Train AI With Your Vocabulary
Many tools let you configure an industry glossary. If you sell “316L stainless steel axial connectors” or “Tier 3 managed application services,” feed those terms into the tool. Transcription accuracy on technical vocabulary improves significantly with this configuration step.
Use the Report as a Relationship Tool
Send the report to the client. It gives you a reason to follow up with value: “Here’s the summary of our discussion — let me know if I missed anything.” It’s a professional gesture that reinforces your credibility.
Leverage the Data Over Time
A single report is useful. Ten reports on the same client become strategic. AI can start identifying patterns: recurring objections, evolving needs, competitors mentioned with increasing frequency. This analytical dimension is an advantage that manual reports can never offer.
Traps to Avoid
Blind trust. AI makes mistakes. A misspelled proper name, a misattributed statement, a distorted number — it happens. Review is not optional.
Automation without process. Generating a report automatically is pointless if it doesn’t fit into your workflow. The report needs to land in the right place (CRM, email, tracking tool) and be reviewed by the right people.

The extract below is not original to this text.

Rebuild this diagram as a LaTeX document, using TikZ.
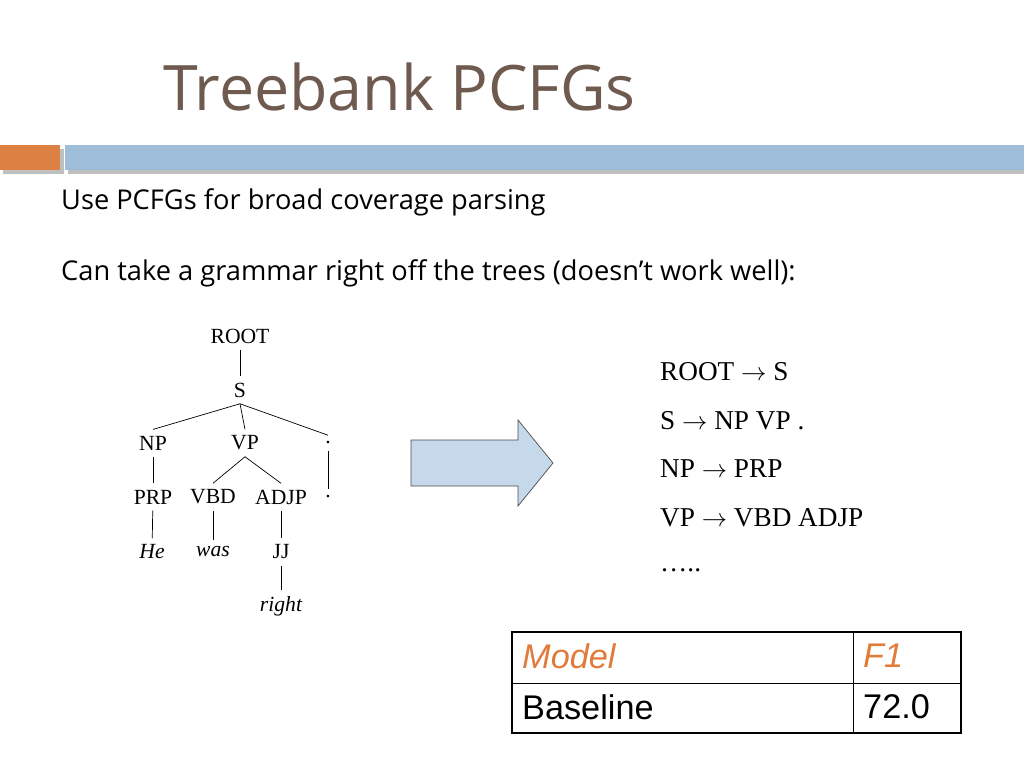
\documentclass[tikz,border=0pt]{standalone}
\usepackage{fontspec}
\setmainfont{Liberation Serif}
\newfontfamily\bodyfont{Open Sans}
\newfontfamily\tabfont{Liberation Sans}
\usepackage{xcolor}
\usetikzlibrary{positioning}
\definecolor{titlebrown}{HTML}{6E5A4E}
\definecolor{barorange}{HTML}{DD8043}
\definecolor{barblue}{HTML}{9EBDD8}
\definecolor{arrowfill}{HTML}{C6D9EB}
\definecolor{headorange}{HTML}{E07B39}

\begin{document}
\begin{tikzpicture}[
  x=0.02cm, y=-0.02cm,
  tnode/.style={font=\fontsize{12.3}{14}\selectfont, inner sep=3.5pt},
  tword/.style={tnode, font=\fontsize{12.3}{14}\selectfont\itshape},
  tedge/.style={thin},
  rule/.style={anchor=west, font=\fontsize{15.5}{18}\selectfont},
  body/.style={anchor=west, font=\bodyfont\fontsize{15.5}{18}\selectfont},
  cell/.style={anchor=west, font=\tabfont\fontsize{19.5}{22}\selectfont}
]
\useasboundingbox (0,0) rectangle (1024,768);

% Title and header bar
\node[anchor=base west, text=titlebrown, font=\bodyfont\fontsize{35.7}{40}\selectfont] (title) at (157,110) {Treebank PCFGs};
\fill[black!25] (3,149) rectangle (64,174);
\fill[black!25] (68,149) rectangle (1024,174);
\fill[barorange] (0,145) rectangle (60,170);
\fill[barblue] (65,145) rectangle (1024,170);

% Body text
\node[body] (line1) at (55,202) {Use PCFGs for broad coverage parsing};
\node[body] (line2) at (55,273) {Can take a grammar right off the trees (doesn’t work well):};

% Tree
\node[tnode] (root) at (240,336) {ROOT};
\node[tnode] (s) at (240,390) {S};
\node[tnode] (np) at (153,443) {NP};
\node[tnode] (vp) at (245,443) {VP};
\node[tnode] (dot) at (328,443) {.};
\node[tnode] (prp) at (153,497) {PRP};
\node[tnode] (vbd) at (213,497) {VBD};
\node[tnode] (adjp) at (281,497) {ADJP};
\node[tnode] (dotb) at (328,497) {.};
\node[tword] (he) at (152,552) {He};
\node[tword] (was) at (213,552) {was};
\node[tnode] (jj) at (281,552) {JJ};
\node[tword] (right) at (281,606) {right};

\draw[tedge] (root) -- (s);
\draw[tedge] (s.south) -- (np.north);
\draw[tedge] (s.south) -- (vp.north);
\draw[tedge] (s.south) -- (dot.north);
\draw[tedge] (np) -- (prp);
\draw[tedge] (vp.south) -- (vbd.north);
\draw[tedge] (vp.south) -- (adjp.north);
\draw[tedge] (dot.south) -- (dotb.north);
\draw[tedge] (prp) -- (he);
\draw[tedge] (vbd) -- (was);
\draw[tedge] (adjp) -- (jj);
\draw[tedge] (jj) -- (right);

% Block arrow
\draw[black!70, fill=arrowfill] (411,440) -- (518,440) -- (518,420) -- (553,463)
  -- (518,506) -- (518,486) -- (411,486) -- cycle;

% Rules
\node[rule] (r1) at (654,372) {ROOT $\rightarrow$ S};
\node[rule] (r2) at (654,421) {S $\rightarrow$ NP VP .};
\node[rule] (r3) at (654,469) {NP $\rightarrow$ PRP};
\node[rule] (r4) at (654,518) {VP $\rightarrow$ VBD ADJP};
\node[rule] (r5) at (654,570) {…..};

% Table
\draw[thick] (512,632) rectangle (961,733);
\draw (512,683) -- (961,683);
\draw (853,632) -- (853,733);
\node[cell, text=headorange, font=\tabfont\fontsize{19.5}{22}\selectfont\itshape] (hmodel) at (516,656) {Model};
\node[cell, text=headorange, font=\tabfont\fontsize{19.5}{22}\selectfont\itshape] (hf1) at (857,656) {F1};
\node[cell] (base) at (516,707) {Baseline};
\node[cell] (score) at (857,707) {72.0};
\end{tikzpicture}
\end{document}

Over-dependence. If your tool goes down or the client declines recording, you need to be able to produce a report manually. AI is a lever, not a crutch.
The Bottom Line
AI genuinely transforms the production of field visit reports. It transcribes, structures, extracts key information, and saves considerable time. But it doesn’t replace the sales rep. It doesn’t understand relational nuance, body language, or the intuition built through experience. The best outcome comes from the combination: AI’s thoroughness and the rep’s judgment. The automated report is a high-quality first draft. Five minutes of human review turn it into a strategic document.